■ INFORMATION SUPPLIED
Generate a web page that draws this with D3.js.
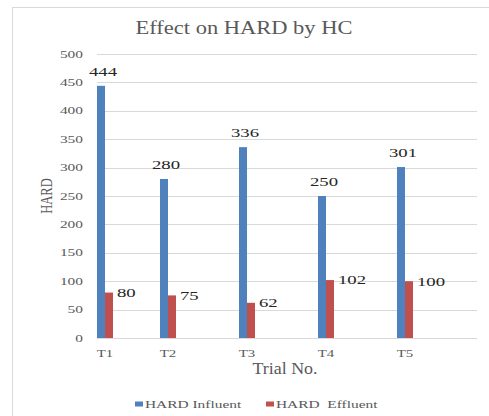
<!DOCTYPE html>
<html>
<head>
<meta charset="utf-8">
<script src="https://cdn.jsdelivr.net/npm/d3@7"></script>
<style>
  body { margin: 0; background: #fff; }
</style>
</head>
<body>
<script>
//chart values
var trials = ["T1", "T2", "T3", "T4", "T5"];
var influent = [444, 280, 336, 250, 301];
var effluent = [80, 75, 62, 102, 100];
var seriesNames = ["HARD Influent", "HARD  Effluent"];
var seriesColors = ["#4F81BD", "#C0504D"];
var yTicks = [0, 50, 100, 150, 200, 250, 300, 350, 400, 450, 500];

//frame
var width = 489,
    height = 416;

var svg = d3.select("body")
    .append("svg")
    .attr("width", width)
    .attr("height", height)
    .style("font-family", "'Liberation Serif', 'Times New Roman', Times, serif");

//the source picture is stretched sideways, so text is widened with a scale
function place(x, y, sx){
    return "translate(" + x + "," + y + ") scale(" + sx + ",1)";
}

//chart border
svg.append("rect")
    .attr("x", 12.5)
    .attr("y", 7.5)
    .attr("width", 500)
    .attr("height", 450)
    .attr("fill", "none")
    .attr("stroke", "#d9d9d9");

var plotLeft = 97,
    plotRight = 477,
    plotTop = 54,
    plotBottom = 338;

var y = d3.scaleLinear()
    .domain([0, 500])
    .range([plotBottom, plotTop]);

//category bands, the first one is pushed in by the plot edge
var x = d3.scaleBand()
    .domain(trials)
    .range([49.5, 444.5]);

var barW = 8;
function center(t){
    return Math.max(x(t) + x.bandwidth() / 2, plotLeft + barW);
}

//gridlines
svg.selectAll(".grid")
    .data(yTicks)
    .enter()
    .append("line")
    .attr("class", "grid")
    .attr("x1", plotLeft)
    .attr("x2", plotRight)
    .attr("y1", function(d){ return Math.round(y(d)) + 0.5; })
    .attr("y2", function(d){ return Math.round(y(d)) + 0.5; })
    .attr("stroke", "#d9d9d9")
    .attr("stroke-width", 1);

//y tick labels
svg.selectAll(".ytick")
    .data(yTicks)
    .enter()
    .append("text")
    .attr("class", "ytick")
    .attr("transform", function(d){ return place(83, y(d), 1.4); })
    .attr("dy", "0.33em")
    .attr("text-anchor", "end")
    .attr("font-size", 11)
    .attr("fill", "#595959")
    .text(function(d){ return d; });

//x tick labels
svg.selectAll(".xtick")
    .data(trials)
    .enter()
    .append("text")
    .attr("class", "xtick")
    .attr("transform", function(d){ return place(center(d), plotBottom + 19, 1.35); })
    .attr("text-anchor", "middle")
    .attr("font-size", 11)
    .attr("fill", "#595959")
    .text(function(d){ return d; });

//influent bars
svg.selectAll(".inf")
    .data(influent)
    .enter()
    .append("rect")
    .attr("class", "inf")
    .attr("x", function(d, i){ return center(trials[i]) - barW; })
    .attr("y", function(d){ return y(d); })
    .attr("width", barW)
    .attr("height", function(d){ return plotBottom - y(d); })
    .attr("fill", seriesColors[0]);

//effluent bars
svg.selectAll(".eff")
    .data(effluent)
    .enter()
    .append("rect")
    .attr("class", "eff")
    .attr("x", function(d, i){ return center(trials[i]); })
    .attr("y", function(d){ return y(d); })
    .attr("width", barW)
    .attr("height", function(d){ return plotBottom - y(d); })
    .attr("fill", seriesColors[1]);

//data labels
svg.selectAll(".infLabel")
    .data(influent)
    .enter()
    .append("text")
    .attr("class", "infLabel")
    .attr("transform", function(d, i){ return place(center(trials[i]) - 2, y(d) - 10, 1.5); })
    .attr("text-anchor", "middle")
    .attr("font-size", 12.5)
    .attr("fill", "#262626")
    .text(function(d){ return d; });

svg.selectAll(".effLabel")
    .data(effluent)
    .enter()
    .append("text")
    .attr("class", "effLabel")
    .attr("transform", function(d, i){ return place(center(trials[i]) + barW + 4, y(d), 1.5); })
    .attr("dy", "0.35em")
    .attr("font-size", 12.5)
    .attr("fill", "#262626")
    .text(function(d){ return d; });

//title
svg.append("text")
    .attr("transform", place(244, 34, 1.25))
    .attr("text-anchor", "middle")
    .attr("font-size", 18)
    .attr("fill", "#595959")
    .text("Effect on HARD by HC");

//axis titles
svg.append("text")
    .attr("transform", "translate(52," + (plotTop + plotBottom) / 2 + ") rotate(-90) scale(1,1.4)")
    .attr("text-anchor", "middle")
    .attr("font-size", 12.5)
    .attr("fill", "#595959")
    .text("HARD");

svg.append("text")
    .attr("transform", place(285, 374, 1.12))
    .attr("text-anchor", "middle")
    .attr("font-size", 16)
    .attr("fill", "#595959")
    .text("Trial No.");

//legend
var legendX = [135, 266];
var legend = svg.selectAll(".legend")
    .data(seriesNames)
    .enter()
    .append("g")
    .attr("class", "legend")
    .attr("transform", function(d, i){ return "translate(" + legendX[i] + ",404)"; });

legend.append("rect")
    .attr("x", 0)
    .attr("y", -2.5)
    .attr("width", 8)
    .attr("height", 5)
    .attr("fill", function(d, i){ return seriesColors[i]; });

legend.append("text")
    .attr("transform", place(10, 0, 1.4))
    .attr("dy", "0.35em")
    .attr("font-size", 11)
    .attr("fill", "#595959")
    .style("white-space", "pre")
    .text(function(d){ return d; });
</script>
</body>
</html>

■ AIM
Take every line above carrying "with" and return it.

■ SOLUTION
Generate a web page that draws this with D3.js.
//the source picture is stretched sideways, so text is widened with a scale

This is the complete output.